The backup system consists of two management commands:

  • export_company_data - Exports all data for a company to JSON files and uploads to S3
  • import_company_data - Downloads and imports company data from S3 backups

Both commands work with S3 storage.

Exporting company data

The export command creates a complete snapshot of a company's data, including infrastructure, emissions, events, users, and configuration.

Basic export usage

bash
python manage.py export_company_data --owner "Company Name"

Export command options

OptionDescriptionRequiredDefault
--ownerCompany name (must be exact match)Yes-
--bucket-nameS3 bucket name for uploadNoFrom AWS_STORAGE_BUCKET_NAME env var
--access-key-idS3 access keyNoFrom AWS_S3_ACCESS_KEY_ID env var
--secret-access-keyS3 secret keyNoFrom AWS_S3_SECRET_ACCESS_KEY env var
--endpoint-urlS3 endpoint URLNoFrom AWS_S3_ENDPOINT_URL env var
--batch-sizeRecords per batch for memory-efficient processingNo1000

S3 credentials

The export command requires S3 credentials, which can be provided via:

  1. Command-line arguments (highest priority)
  2. Environment variables:
    • AWS_STORAGE_BUCKET_NAME
    • AWS_S3_ACCESS_KEY_ID
    • AWS_S3_SECRET_ACCESS_KEY
    • AWS_S3_ENDPOINT_URL
  3. Django settings (lowest priority)

What gets exported

The export includes all related data for the company:

  • Infrastructure: Sites, equipment, hierarchies, aerial images, pipeline systems
  • Emissions: Data batches, data points, emission records, scene observations
  • Events: Events, root causes, action plans, event associations
  • Configuration: Notification settings, matching configurations, waffle switches
  • Users: Company users, memberships, permissions (excluding passwords)
  • Analytics: Analytics data snapshots
  • Historical records: Complete audit trail from django-simple-history

Export output

Files are uploaded to S3 in the following structure:

s3://bucket-name/company-name/YYYY-MM-DD/
  ├── manifest.json                              # Export metadata
  ├── accounts_Company.json
  ├── accounts_User.json
  ├── infrastructure_Site.json
  ├── emissions_EmissionRecord.json
  └── ... (one file per model)

Memory-efficient processing

The export uses streaming writes to handle large datasets without memory issues:

  • Processes records in batches (default 1000)
  • Writes directly to files without accumulating in memory
  • Preserves created_at and updated_at timestamps

Importing company data

The import command downloads backups from S3 and restores them to the database.
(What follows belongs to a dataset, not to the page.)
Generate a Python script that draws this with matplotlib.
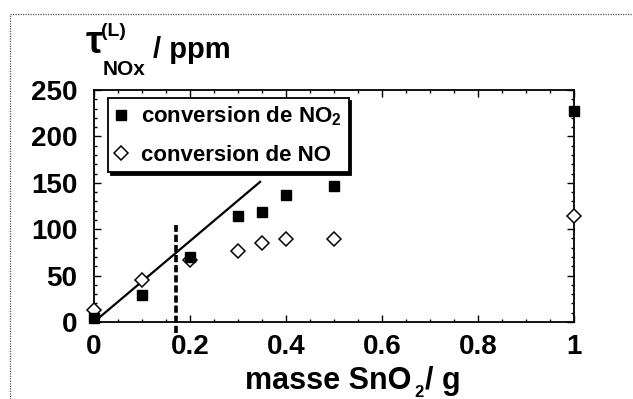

This is useful for migrating data between environments or restoring from backups.

Basic import usage

bash
python manage.py import_company_data \
  --owner "Company Name" \
  --backup-date "2026-01-23"

Import command options

OptionDescriptionRequiredDefault
--ownerCompany name from exportYes-
--backup-dateDate of backup (YYYY-MM-DD)Yes-
--modelsSpecific models to import (space-separated)NoAll models
--dry-runPreview import without making changesNofalse
--batch-sizeRecords per batchNo1000
--disable-constraintsDisable FK constraints during import (faster)Nofalse
--reindex-presetsRebuild geo filter indexes after importNofalse
--disable-notificationsSkip importing notification settingsNofalse
--src-data-bucket-nameSource S3 bucket nameYesFrom AWS_SRC_DATA_BUCKET_NAME env var
--src-data-access-key-idSource S3 access keyYesFrom AWS_SRC_DATA_S3_ACCESS_KEY_ID env var
--src-data-secret-access-keySource S3 secret keyYesFrom AWS_SRC_DATA_S3_SECRET_ACCESS_KEY env var
--src-endpoint-urlSource S3 endpoint URLNoFrom AWS_SRC_DATA_ENDPOINT_URL env var

S3 credentials

The import command requires two sets of S3 credentials:

  1. Source credentials (AWS_SRC_DATA_*) - To download backup files from the source S3 location
  2. Target credentials (AWS_*) - For the target environment's S3 storage

This dual-credential setup allows importing data from a different S3 location (e.g., production backups) into another environment (e.g., staging) that has its own S3 storage.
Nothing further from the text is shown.